Judge Tosses Manuel Noriega’s Lawsuit


     LOS ANGELES (CN) – Manuel Noriega’s lawsuit against “Call of Duty: Black Ops II” publisher Activision was dismissed Monday, when a judge ruled that the video game is a protected under free speech rights.
     “This ruling is an important victory and we thank the court for protecting free speech,” former New York Mayor Rudy Giuliani said after Los Angeles Superior Court Judge William Fahey granted a motion to strike under the First Amendment of the U.S. Constitution.
     Giuliani’s firm Bracewell & Giuliani took on the case in September after Noriega filed his lawsuit for violations of his right of publicity on July 15.
     “This was an absurd lawsuit from the very beginning and we’re gratified that in the end a notorious criminal didn’t win. This is not just a win for the makers of ‘Call of Duty,’ but is a victory for works of art across the entertainment and publishing industries throughout the world,” Giuliani said.
     At an Oct. 16 oral argument, Noriega’s attorney, Bill Gibbs of Chicago firm Corboy and Demetrio, argued that Noriega met the low bar established in No Doubt v. Activision Publishing, to show that there was a probability that he would prevail on his claims .
     In a 2009 lawsuit , No Doubt claimed that Activision had depicted them in the video game “Band Hero” in a ways that violated a licensing agreement. Activation’s use was non-transformative, the California Court of Appeals had found.
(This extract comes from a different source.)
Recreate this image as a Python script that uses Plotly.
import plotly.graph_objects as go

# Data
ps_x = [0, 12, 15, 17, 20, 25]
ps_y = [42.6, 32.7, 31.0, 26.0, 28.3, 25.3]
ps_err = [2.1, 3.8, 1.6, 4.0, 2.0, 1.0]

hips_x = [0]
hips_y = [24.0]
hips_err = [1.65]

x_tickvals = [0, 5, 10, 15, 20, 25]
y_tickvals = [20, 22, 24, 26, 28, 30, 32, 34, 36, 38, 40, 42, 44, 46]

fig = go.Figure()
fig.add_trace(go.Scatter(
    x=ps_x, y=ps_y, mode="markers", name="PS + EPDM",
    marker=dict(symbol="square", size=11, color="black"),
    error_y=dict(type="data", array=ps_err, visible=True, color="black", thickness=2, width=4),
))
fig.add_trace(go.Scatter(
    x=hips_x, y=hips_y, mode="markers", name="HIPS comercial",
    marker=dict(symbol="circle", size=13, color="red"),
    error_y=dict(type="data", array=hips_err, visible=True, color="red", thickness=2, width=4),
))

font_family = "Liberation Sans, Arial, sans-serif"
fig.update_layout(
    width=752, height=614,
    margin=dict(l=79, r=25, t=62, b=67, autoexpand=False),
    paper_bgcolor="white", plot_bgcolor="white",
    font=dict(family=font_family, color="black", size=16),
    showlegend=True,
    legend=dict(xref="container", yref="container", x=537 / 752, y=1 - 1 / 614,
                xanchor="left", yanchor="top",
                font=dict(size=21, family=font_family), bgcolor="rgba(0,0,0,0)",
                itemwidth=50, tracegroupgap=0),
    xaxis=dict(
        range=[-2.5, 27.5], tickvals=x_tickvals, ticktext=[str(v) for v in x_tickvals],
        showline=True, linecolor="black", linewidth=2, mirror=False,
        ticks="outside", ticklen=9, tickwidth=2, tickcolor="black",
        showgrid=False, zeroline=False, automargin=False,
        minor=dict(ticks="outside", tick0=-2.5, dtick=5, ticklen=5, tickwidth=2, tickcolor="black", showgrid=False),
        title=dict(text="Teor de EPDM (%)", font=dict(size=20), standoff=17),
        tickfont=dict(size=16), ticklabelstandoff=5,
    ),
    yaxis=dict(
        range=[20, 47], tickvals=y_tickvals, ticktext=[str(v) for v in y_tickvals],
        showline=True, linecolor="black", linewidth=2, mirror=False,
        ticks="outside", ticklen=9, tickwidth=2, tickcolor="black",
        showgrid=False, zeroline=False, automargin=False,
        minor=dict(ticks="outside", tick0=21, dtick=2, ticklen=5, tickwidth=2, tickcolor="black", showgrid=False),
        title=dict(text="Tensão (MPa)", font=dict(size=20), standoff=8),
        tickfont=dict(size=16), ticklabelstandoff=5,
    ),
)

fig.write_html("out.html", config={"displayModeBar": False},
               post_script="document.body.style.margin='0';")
     But that was not true of Noriega’s case, Judge Fahey found.
     “In applying these standards to the evidence presented here, this court concludes that Noriega’s right of publicity is outweighed by defendants’ First Amendment right to free expression,” the judge wrote in a 6-page order.
     Giuliani argued that artists are free to portray historical figures in works of fiction, movies and other works. Any other finding would violate free speech rights, he said.
     “Maybe the next thing that will happen is that Bin Laden’s heirs start suing,” Giuliani said in downtown L.A. earlier this month after the hearing.
     Fahey agreed.
     “A brief summary of defendants’ uncontroverted evidence conclusively shows that Noriega is a notorious public figure, perhaps one of the more notable historical figures of the 1980’s,” Judge Fahey wrote.
     The evidence makes clear that Noriega’s portrayal in the game was minimal, Fahey said.
     His character appeared in two of 11 missions for a “matter of minutes” and voiced 30 lines, Fahey said, and Activision had never used Noriega’s character to market or advertise the game.
     Noriega also provided no evidence to support his claim of unfair business practices, the judge added.
     The judge dismissed the complaint with prejudice.
     “Call of Duty: Black Ops II” sold more than 24.2 million copies worldwide. It was written by Hollywood screenwriter David Goyer, with music by Trent Reznor.
     The franchise’s ripped-from-the-headlines plots often include public figures. The franchise has featured depictions of Fidel Castro and President John F. Kennedy.
     After the 1989 U.S. invasion, Noriega, who had ruled the country since 1983 as a military dictator, was captured and flown to the United States. He was convicted three years later of drug trafficking, racketeering and money laundering.
     Noriega was later extradited to France, where he was found guilty of murder. He was granted a conditional release on Sept. 23, 2011, and was extradited to Panama later that year, where he is serving 20 years in El Renacer (Rebirth) prison.